-
Bug
-
Resolution: Fixed
-
Minor
-
None
-
Ubuntu Linux 10.04
When jenkins restarts itself (for instance after plugin updates) the process name changes from java to exe. This means that the /etc/init.d/jenkins stop script then fails to find the main jenkins program and also it complicates process monitoring (nagios etc.).
I have observed this on a number of Jenkins/Hudson versions but have only just got around to investigating now. I think I've got a good handle on what is going on (and a suggested fix - although no patch).
In normal operation (without builds in progress) I can see two jenkins processes "daemon" and "java". pgrep finds those too.
richm@royalcounty:~$ ps -ef | grep jenkins
jenkins 9782 1 0 13:29 ? 00:00:00 /usr/bin/daemon --name=jenkins --inherit --env=JENKINS_HOME=/var/lib/jenkins --output=/var/log/jenkins/jenkins.log --pidfile=/var/run/jenkins/jenkins.pid – /usr/bin/java -jar /usr/share/jenkins/jenkins.war --webroot=/var/run/jenkins/war --httpPort=8082 --ajp13Port=-1
jenkins 9783 9782 99 13:29 ? 00:00:08 /usr/bin/java -jar /usr/share/jenkins/jenkins.war --webroot=/var/run/jenkins/war --httpPort=8082 --ajp13Port=-1
richm 10340 21318 0 13:29 pts/0 00:00:00 grep jenkins
richm@royalcounty:~$ pgrep -u jenkins java
9783
richm@royalcounty:~$ pgrep -u jenkins exe
richm@royalcounty:~$
Now if I force jenkins to restart itself (for instance by upgrading a plugin) I still see jenkins with the same process id but a pgrep finds it with a new name of exe
richm@royalcounty:~$ ps -ef | grep jenkins
jenkins 9782 1 0 13:29 ? 00:00:00 /usr/bin/daemon --name=jenkins --inherit --env=JENKINS_HOME=/var/lib/jenkins --output=/var/log/jenkins/jenkins.log --pidfile=/var/run/jenkins/jenkins.pid – /usr/bin/java -jar /usr/share/jenkins/jenkins.war --webroot=/var/run/jenkins/war --httpPort=8082 --ajp13Port=-1
jenkins 9783 9782 99 13:39 ? 00:00:54 /usr/bin/java -jar /usr/share/jenkins/jenkins.war --webroot=/var/run/jenkins/war --httpPort=8082 --ajp13Port=-1
richm 26138 21318 0 13:39 pts/0 00:00:00 grep jenkins
richm@royalcounty:~$ pgrep -u jenkins java
richm@royalcounty:~$ pgrep -u jenkins exe
9783
richm@royalcounty:~$
I am pretty sure that the problem lies in UnixLifecycle.java in the call to LIBC.execv
// exec to self
LIBC.execv(
Daemon.getCurrentExecutable(),
new StringArray(args.toArray(new String[args.size()])));
The Daemon.getCurrentExecutable() call returns
String name = "/proc/" + pid + "/exe";
On linux this is a symbolic link to the real executable java.

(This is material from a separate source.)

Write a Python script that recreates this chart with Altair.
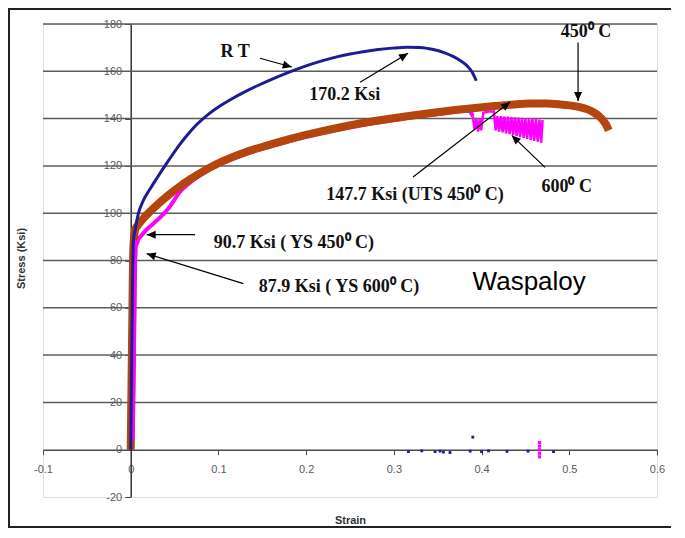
import math
import altair as alt
import pandas as pd

# ---------------- data ----------------
# Room temperature curve (blue)
rt_strain = [0, 0.001, 0.002, 0.003, 0.005, 0.0087, 0.0144, 0.022, 0.030, 0.039,
             0.047, 0.056, 0.065, 0.075, 0.087, 0.10, 0.115, 0.13, 0.145, 0.16,
             0.175, 0.189, 0.205, 0.22, 0.235, 0.25, 0.265, 0.28, 0.298, 0.315,
             0.33, 0.345, 0.358, 0.368, 0.376, 0.383, 0.389, 0.394]
rt_stress = [0, 35, 70, 88, 93, 99.8, 105.4, 110.2, 114.9, 120,
             124.4, 129.1, 133.3, 137.4, 141.4, 144.9, 148.3, 151.3, 154.0, 156.5,
             158.8, 160.8, 162.9, 164.6, 166.1, 167.3, 168.3, 169.1, 169.8, 170.2,
             170.1, 169.2, 167.8, 166.2, 164.5, 162.5, 159.8, 156]

# 450 C curve (brown)
t450_strain = [0, 0.0015, 0.003, 0.005, 0.008, 0.012, 0.017, 0.022, 0.030, 0.041,
               0.054, 0.068, 0.083, 0.098, 0.115, 0.13, 0.155, 0.178, 0.205, 0.23,
               0.257, 0.284, 0.315, 0.345, 0.37, 0.39, 0.415, 0.436, 0.455, 0.474,
               0.49, 0.50, 0.512, 0.52, 0.527, 0.533, 0.538, 0.542, 0.545]
t450_stress = [0, 45, 85, 93, 94.8, 96.7, 98.8, 100.7, 103.5, 107,
               110.8, 114.4, 117.8, 120.8, 123.6, 125.7, 128.6, 131, 133.5, 135.6,
               137.6, 139.3, 141, 142.5, 143.6, 144.4, 145.3, 146, 146.4, 146.4,
               146, 145.6, 144.9, 144, 142.8, 141.3, 139.5, 137.4, 135]

# 600 C curve (magenta): elastic part, smooth plastic part, then serrated part
t600_el_strain = [0.0015, 0.003, 0.004, 0.005, 0.008]
t600_el_stress = [4, 40, 75, 86, 88.5]
t600_strain = [0.005, 0.008, 0.012, 0.018, 0.024, 0.030, 0.037,
               0.045, 0.055, 0.07, 0.085, 0.10, 0.13, 0.16, 0.20, 0.25, 0.30,
               0.35, 0.385, 0.390]
t600_stress = [86, 88.5, 90.5, 93, 95, 97, 99.5,
               103, 108.5, 113.6, 117.4, 120.3, 124.9, 128.3, 132.3, 136.3, 139.4,
               141.9, 143.4, 141]
t600_serr_strain = [0.390, 0.392, 0.394, 0.396, 0.398, 0.3995, 0.402, 0.408, 0.414, 0.416,
                    0.418, 0.420, 0.422, 0.424, 0.426, 0.428, 0.430, 0.432, 0.434, 0.436,
                    0.438, 0.440, 0.442, 0.444, 0.446, 0.448, 0.450, 0.452, 0.454, 0.456,
                    0.458, 0.460, 0.462, 0.464, 0.466, 0.468, 0.4695]
t600_serr_stress = [141, 135.5, 140, 134.5, 140, 135, 142.5, 143, 143, 135,
                    141, 134.5, 141, 134.2, 140.8, 133.8, 140.8, 133.4, 140.6, 133,
                    140.5, 132.6, 140.4, 132.2, 140.3, 131.8, 140.2, 131.4, 140, 131,
                    140, 130.6, 139.8, 130.2, 139.6, 129.8, 139.4]

# scattered post-fracture points near zero stress
rt_tail_strain = [0.3166, 0.3318, 0.347, 0.3527, 0.3565, 0.364, 0.387, 0.390,
                  0.400, 0.408, 0.429, 0.453, 0.482]
rt_tail_stress = [-0.8, -0.5, -0.8, -0.6, -1.0, -1.2, -0.6, 5.3,
                  -0.8, -0.5, -0.7, -0.6, -0.8]
t600_tail_strain = [0.466, 0.466, 0.466, 0.466, 0.466]
t600_tail_stress = [-3, -1.5, 0, 1.5, 3]

# axes
x_ticks = [-0.1, 0, 0.1, 0.2, 0.3, 0.4, 0.5, 0.6]
y_ticks = [-20, 0, 20, 40, 60, 80, 100, 120, 140, 160, 180]
grid_levels = [20, 40, 60, 80, 100, 120, 140, 160, 180]

# annotation texts
note_text = ["R T", "170.2 Ksi", "450\u2070 C", "147.7 Ksi (UTS 450\u2070 C)", "600\u2070 C",
             "90.7 Ksi ( YS 450\u2070 C)", "87.9 Ksi ( YS 600\u2070 C)"]
note_strain = [0.119, 0.244, 0.519, 0.324, 0.497, 0.186, 0.2375]
note_stress = [168.1, 149.8, 176.5, 107.5, 111.0, 87.2, 69.0]

# arrows (from -> to)
arrow_x1 = [0.1474, 0.2615, 0.510, 0.3219, 0.4724, 0.0733, 0.1284]
arrow_y1 = [165.5, 155.4, 172.2, 115.3, 119.4, 90.9, 70.2]
arrow_x2 = [0.1836, 0.3162, 0.510, 0.4325, 0.4344, 0.0182, 0.0182]
arrow_y2 = [161.8, 167.6, 147.4, 147.0, 132.9, 90.9, 82.9]

label_text = ["Waspaloy"]
label_strain = [0.4543]
label_stress = [70.9]

# ---------------- chart ----------------
W, H = 614, 473
XD = [-0.1, 0.6]
YD = [-20, 180]
px_x = W / (XD[1] - XD[0])
px_y = H / (YD[1] - YD[0])

xs = alt.Scale(domain=XD, nice=False, zero=False)
ys = alt.Scale(domain=YD, nice=False, zero=False)

def series(strain, stress):
    return pd.DataFrame({"strain": strain, "stress": stress, "order": range(len(strain))})

df_rt = series(rt_strain, rt_stress)
df_450 = series(t450_strain, t450_stress)
df_600e = series(t600_el_strain, t600_el_stress)
df_600 = series(t600_strain, t600_stress)
df_600s = series(t600_serr_strain, t600_serr_stress)
df_rt_tail = series(rt_tail_strain, rt_tail_stress)
df_600_tail = series(t600_tail_strain, t600_tail_stress)

angles = []
for a, b, c, d in zip(arrow_x1, arrow_y1, arrow_x2, arrow_y2):
    dx = (c - a) * px_x
    dy = (d - b) * px_y
    angles.append(math.degrees(math.atan2(dx, dy)) % 360)
df_arrows = pd.DataFrame({"x1": arrow_x1, "y1": arrow_y1, "x2": arrow_x2,
                          "y2": arrow_y2, "angle": angles})
df_notes = pd.DataFrame({"text": note_text, "strain": note_strain, "stress": note_stress})
df_label = pd.DataFrame({"text": label_text, "strain": label_strain, "stress": label_stress})
df_grid = pd.DataFrame({"level": grid_levels})

x_axis = alt.Axis(
    values=x_ticks, offset=-(0 - YD[0]) * px_y, grid=False,
    domainColor="#4a4a4a", domainWidth=1.5, tickColor="#4a4a4a", tickSize=5, tickWidth=1,
    labelPadding=9, labelFont="Liberation Sans", labelFontSize=11, labelColor="#5a5a5a",
    labelFlush=False, labelOverlap=False,
    labelExpr="(datum.value < 0 ? '-' : '') + format(abs(datum.value), '.1~f')",
    title="Strain", titleFont="Liberation Sans", titleFontSize=11, titleFontWeight="bold",
    titleColor="#333333", titleX=307, titleY=71, titleAlign="center", titleBaseline="middle",
)
y_axis = alt.Axis(
    values=y_ticks, offset=-(0 - XD[0]) * px_x, grid=False,
    domainColor="#333333", domainWidth=1.5, tickColor="#4a4a4a", tickSize=6, tickWidth=1,
    labelPadding=3, labelFont="Liberation Sans", labelFontSize=11, labelColor="#5a5a5a",
    labelFlush=False, labelOverlap=False,
    labelExpr="(datum.value < 0 ? '-' : '') + format(abs(datum.value), 'd')",
    title="Stress (Ksi)", titleFont="Liberation Sans", titleFontSize=11, titleFontWeight="bold",
    titleColor="#333333", titleX=-109, titleY=234, titleAngle=270, titleAlign="center",
    titleBaseline="middle",
)

X = alt.X("strain:Q", scale=xs, axis=x_axis)
Y = alt.Y("stress:Q", scale=ys, axis=y_axis)

grid = alt.Chart(df_grid).mark_rule(color="#5c5c5c", strokeWidth=1.5).encode(
    y=alt.Y("level:Q", scale=ys), x=alt.value(0), x2=alt.value(W))

line600 = alt.Chart(df_600).mark_line(color="#ff00ff", strokeWidth=4, interpolate="monotone").encode(
    x=X, y=Y, order="order:Q")
line600s = alt.Chart(df_600s).mark_line(color="#ff00ff", strokeWidth=2.5).encode(
    x=X, y=Y, order="order:Q")
line450 = alt.Chart(df_450).mark_line(color="#b4450e", strokeWidth=8, interpolate="monotone").encode(
    x=X, y=Y, order="order:Q")
line600e = alt.Chart(df_600e).mark_line(color="#ff00ff", strokeWidth=5).encode(
    x=X, y=Y, order="order:Q")
linert = alt.Chart(df_rt).mark_line(color="#1c1c96", strokeWidth=3, interpolate="monotone").encode(
    x=X, y=Y, order="order:Q")
tail_rt = alt.Chart(df_rt_tail).mark_point(shape="square", filled=True, size=8,
                                           color="#1c1c96", opacity=1).encode(x=X, y=Y)
tail_600 = alt.Chart(df_600_tail).mark_point(shape="square", filled=True, size=10,
                                             color="#ff00ff", opacity=1).encode(x=X, y=Y)

arrows = alt.Chart(df_arrows).mark_rule(color="black", strokeWidth=1.2).encode(
    x=alt.X("x1:Q", scale=xs), y=alt.Y("y1:Q", scale=ys),
    x2="x2:Q", y2="y2:Q")
heads = alt.Chart(df_arrows).mark_point(
    shape="M0,0 L0.8,1.8 L-0.8,1.8 Z", filled=True, size=100, color="black", opacity=1
).encode(x=alt.X("x2:Q", scale=xs), y=alt.Y("y2:Q", scale=ys),
         angle=alt.Angle("angle:Q", scale=None))

notes = alt.Chart(df_notes).mark_text(
    font="Liberation Serif", fontWeight="bold", fontSize=18, color="#111111",
    align="center", baseline="middle"
).encode(x=alt.X("strain:Q", scale=xs), y=alt.Y("stress:Q", scale=ys), text="text:N")

label = alt.Chart(df_label).mark_text(
    font="Liberation Sans", fontSize=26, color="#000000", align="center", baseline="middle"
).encode(x=alt.X("strain:Q", scale=xs), y=alt.Y("stress:Q", scale=ys), text="text:N")

frame = alt.Chart(pd.DataFrame({"k": [0]})).mark_rect(
    fillOpacity=0, stroke="#222222", strokeWidth=2, clip=False
).encode(x=alt.value(-34), x2=alt.value(W + 60), y=alt.value(-15), y2=alt.value(H + 30))

chart = alt.layer(
    grid, line600, line600s, line450, line600e, linert, tail_rt, tail_600,
    arrows, heads, notes, label, frame
).properties(
    width=W, height=H,
    autosize=alt.AutoSizeParams(type="none"),
    padding={"left": 35, "top": 16, "right": 14, "bottom": 31},
).configure_view(
    fill="#c6c6c6", stroke=None
).configure(background="#ffffff")

chart.save("out.html", embed_options={"renderer": "svg", "actions": False})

If the /exe name is used in execv that sets the process name to be exe. Really the execv call should be performed using the target of the symbolic link and that would keep the name found by pgrep as being java.
richm@royalcounty:~$ sudo ls -l /proc/9783/exe
lrwxrwxrwx 1 jenkins nogroup 0 2011-03-31 13:39 /proc/9783/exe -> /usr/lib/jvm/java-6-openjdk/jre/bin/java
Note that this also breaks the /etc/init.d/jenkins stop command because it is no longer able to find the java process owned by user jenkins.
It isn't clear to me whether the correct fix would lie in the Daemon class (from akuma-1.4.jar) or whether it would be appropriate to lookup the symlink in UnixLifecycle itself.